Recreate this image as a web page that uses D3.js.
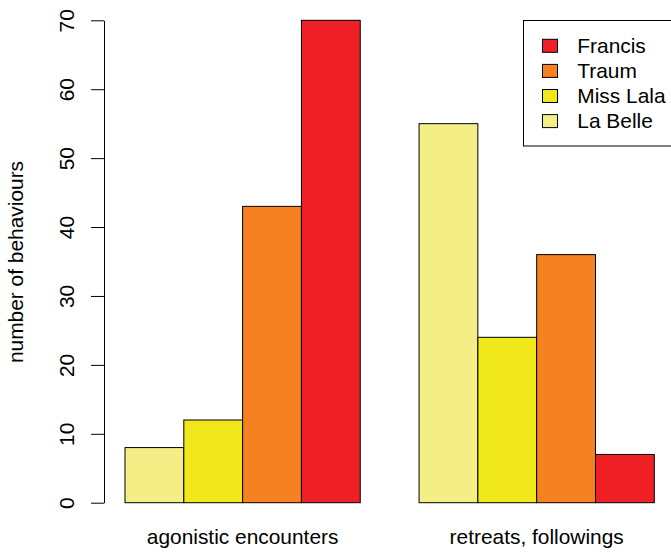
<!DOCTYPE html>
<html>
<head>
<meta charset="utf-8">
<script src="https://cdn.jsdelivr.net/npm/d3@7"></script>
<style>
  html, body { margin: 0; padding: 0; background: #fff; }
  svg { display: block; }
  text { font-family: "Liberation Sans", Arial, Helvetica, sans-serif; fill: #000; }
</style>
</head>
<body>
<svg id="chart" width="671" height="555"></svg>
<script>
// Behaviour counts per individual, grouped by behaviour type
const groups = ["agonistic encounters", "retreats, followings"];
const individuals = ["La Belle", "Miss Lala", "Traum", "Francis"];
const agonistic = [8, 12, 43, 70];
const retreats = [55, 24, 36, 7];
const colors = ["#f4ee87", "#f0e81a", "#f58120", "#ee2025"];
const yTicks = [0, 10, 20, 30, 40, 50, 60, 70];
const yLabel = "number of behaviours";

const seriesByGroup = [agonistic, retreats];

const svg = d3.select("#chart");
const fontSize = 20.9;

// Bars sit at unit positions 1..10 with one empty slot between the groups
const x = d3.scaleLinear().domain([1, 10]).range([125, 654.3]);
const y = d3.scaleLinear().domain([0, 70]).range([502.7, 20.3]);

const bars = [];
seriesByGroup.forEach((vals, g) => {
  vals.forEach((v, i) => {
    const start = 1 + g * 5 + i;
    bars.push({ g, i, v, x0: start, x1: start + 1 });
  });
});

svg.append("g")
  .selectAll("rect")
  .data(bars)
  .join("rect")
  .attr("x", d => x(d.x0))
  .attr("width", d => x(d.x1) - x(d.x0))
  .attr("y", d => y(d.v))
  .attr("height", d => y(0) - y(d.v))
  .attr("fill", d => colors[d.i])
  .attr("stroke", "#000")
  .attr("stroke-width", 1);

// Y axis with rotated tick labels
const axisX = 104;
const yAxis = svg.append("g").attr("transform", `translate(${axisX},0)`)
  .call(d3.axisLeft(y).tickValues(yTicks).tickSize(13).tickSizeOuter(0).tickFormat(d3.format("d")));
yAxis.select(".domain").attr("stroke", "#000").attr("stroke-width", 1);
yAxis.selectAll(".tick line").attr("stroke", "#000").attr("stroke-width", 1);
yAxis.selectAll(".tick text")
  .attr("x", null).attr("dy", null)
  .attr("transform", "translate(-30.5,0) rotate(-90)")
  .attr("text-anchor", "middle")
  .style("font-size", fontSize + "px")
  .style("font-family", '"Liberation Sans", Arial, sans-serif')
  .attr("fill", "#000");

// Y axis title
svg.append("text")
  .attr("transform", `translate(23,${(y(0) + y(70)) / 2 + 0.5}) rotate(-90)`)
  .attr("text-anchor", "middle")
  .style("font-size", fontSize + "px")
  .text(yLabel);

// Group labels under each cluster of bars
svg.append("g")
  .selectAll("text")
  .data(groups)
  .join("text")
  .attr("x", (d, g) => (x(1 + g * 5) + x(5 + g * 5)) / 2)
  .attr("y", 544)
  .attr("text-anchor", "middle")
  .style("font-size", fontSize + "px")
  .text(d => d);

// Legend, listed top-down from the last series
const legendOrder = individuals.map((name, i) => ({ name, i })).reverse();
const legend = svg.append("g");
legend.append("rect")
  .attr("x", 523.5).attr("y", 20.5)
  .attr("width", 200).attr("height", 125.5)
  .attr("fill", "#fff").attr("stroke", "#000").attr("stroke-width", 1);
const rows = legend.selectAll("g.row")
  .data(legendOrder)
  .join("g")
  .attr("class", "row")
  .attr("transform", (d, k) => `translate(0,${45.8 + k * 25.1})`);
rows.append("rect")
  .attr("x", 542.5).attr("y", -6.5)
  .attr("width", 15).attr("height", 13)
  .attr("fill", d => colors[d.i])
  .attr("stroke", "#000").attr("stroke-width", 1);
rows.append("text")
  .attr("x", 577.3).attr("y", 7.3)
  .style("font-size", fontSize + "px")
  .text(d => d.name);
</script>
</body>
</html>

····················

Copy the listing word for word, excluding its pictures.

Exercise answer:
Recreate this image as a web page that uses D3.js.
<!DOCTYPE html>
<html>
<head>
<meta charset="utf-8">
<script src="https://cdn.jsdelivr.net/npm/d3@7"></script>
<style>
  html, body { margin: 0; padding: 0; background: #fff; }
  svg { display: block; }
  text { font-family: "Liberation Sans", Arial, Helvetica, sans-serif; fill: #000; }
</style>
</head>
<body>
<svg id="chart" width="671" height="555"></svg>
<script>
// Behaviour counts per individual, grouped by behaviour type
const groups = ["agonistic encounters", "retreats, followings"];
const individuals = ["La Belle", "Miss Lala", "Traum", "Francis"];
const agonistic = [8, 12, 43, 70];
const retreats = [55, 24, 36, 7];
const colors = ["#f4ee87", "#f0e81a", "#f58120", "#ee2025"];
const yTicks = [0, 10, 20, 30, 40, 50, 60, 70];
const yLabel = "number of behaviours";

const seriesByGroup = [agonistic, retreats];

const svg = d3.select("#chart");
const fontSize = 20.9;

// Bars sit at unit positions 1..10 with one empty slot between the groups
const x = d3.scaleLinear().domain([1, 10]).range([125, 654.3]);
const y = d3.scaleLinear().domain([0, 70]).range([502.7, 20.3]);

const bars = [];
seriesByGroup.forEach((vals, g) => {
  vals.forEach((v, i) => {
    const start = 1 + g * 5 + i;
    bars.push({ g, i, v, x0: start, x1: start + 1 });
  });
});

svg.append("g")
  .selectAll("rect")
  .data(bars)
  .join("rect")
  .attr("x", d => x(d.x0))
  .attr("width", d => x(d.x1) - x(d.x0))
  .attr("y", d => y(d.v))
  .attr("height", d => y(0) - y(d.v))
  .attr("fill", d => colors[d.i])
  .attr("stroke", "#000")
  .attr("stroke-width", 1);

// Y axis with rotated tick labels
const axisX = 104;
const yAxis = svg.append("g").attr("transform", `translate(${axisX},0)`)
  .call(d3.axisLeft(y).tickValues(yTicks).tickSize(13).tickSizeOuter(0).tickFormat(d3.format("d")));
yAxis.select(".domain").attr("stroke", "#000").attr("stroke-width", 1);
yAxis.selectAll(".tick line").attr("stroke", "#000").attr("stroke-width", 1);
yAxis.selectAll(".tick text")
  .attr("x", null).attr("dy", null)
  .attr("transform", "translate(-30.5,0) rotate(-90)")
  .attr("text-anchor", "middle")
  .style("font-size", fontSize + "px")
  .style("font-family", '"Liberation Sans", Arial, sans-serif')
  .attr("fill", "#000");

// Y axis title
svg.append("text")
  .attr("transform", `translate(23,${(y(0) + y(70)) / 2 + 0.5}) rotate(-90)`)
  .attr("text-anchor", "middle")
  .style("font-size", fontSize + "px")
  .text(yLabel);

// Group labels under each cluster of bars
svg.append("g")
  .selectAll("text")
  .data(groups)
  .join("text")
  .attr("x", (d, g) => (x(1 + g * 5) + x(5 + g * 5)) / 2)
  .attr("y", 544)
  .attr("text-anchor", "middle")
  .style("font-size", fontSize + "px")
  .text(d => d);

// Legend, listed top-down from the last series
const legendOrder = individuals.map((name, i) => ({ name, i })).reverse();
const legend = svg.append("g");
legend.append("rect")
  .attr("x", 523.5).attr("y", 20.5)
  .attr("width", 200).attr("height", 125.5)
  .attr("fill", "#fff").attr("stroke", "#000").attr("stroke-width", 1);
const rows = legend.selectAll("g.row")
  .data(legendOrder)
  .join("g")
  .attr("class", "row")
  .attr("transform", (d, k) => `translate(0,${45.8 + k * 25.1})`);
rows.append("rect")
  .attr("x", 542.5).attr("y", -6.5)
  .attr("width", 15).attr("height", 13)
  .attr("fill", d => colors[d.i])
  .attr("stroke", "#000").attr("stroke-width", 1);
rows.append("text")
  .attr("x", 577.3).attr("y", 7.3)
  .style("font-size", fontSize + "px")
  .text(d => d.name);
</script>
</body>
</html>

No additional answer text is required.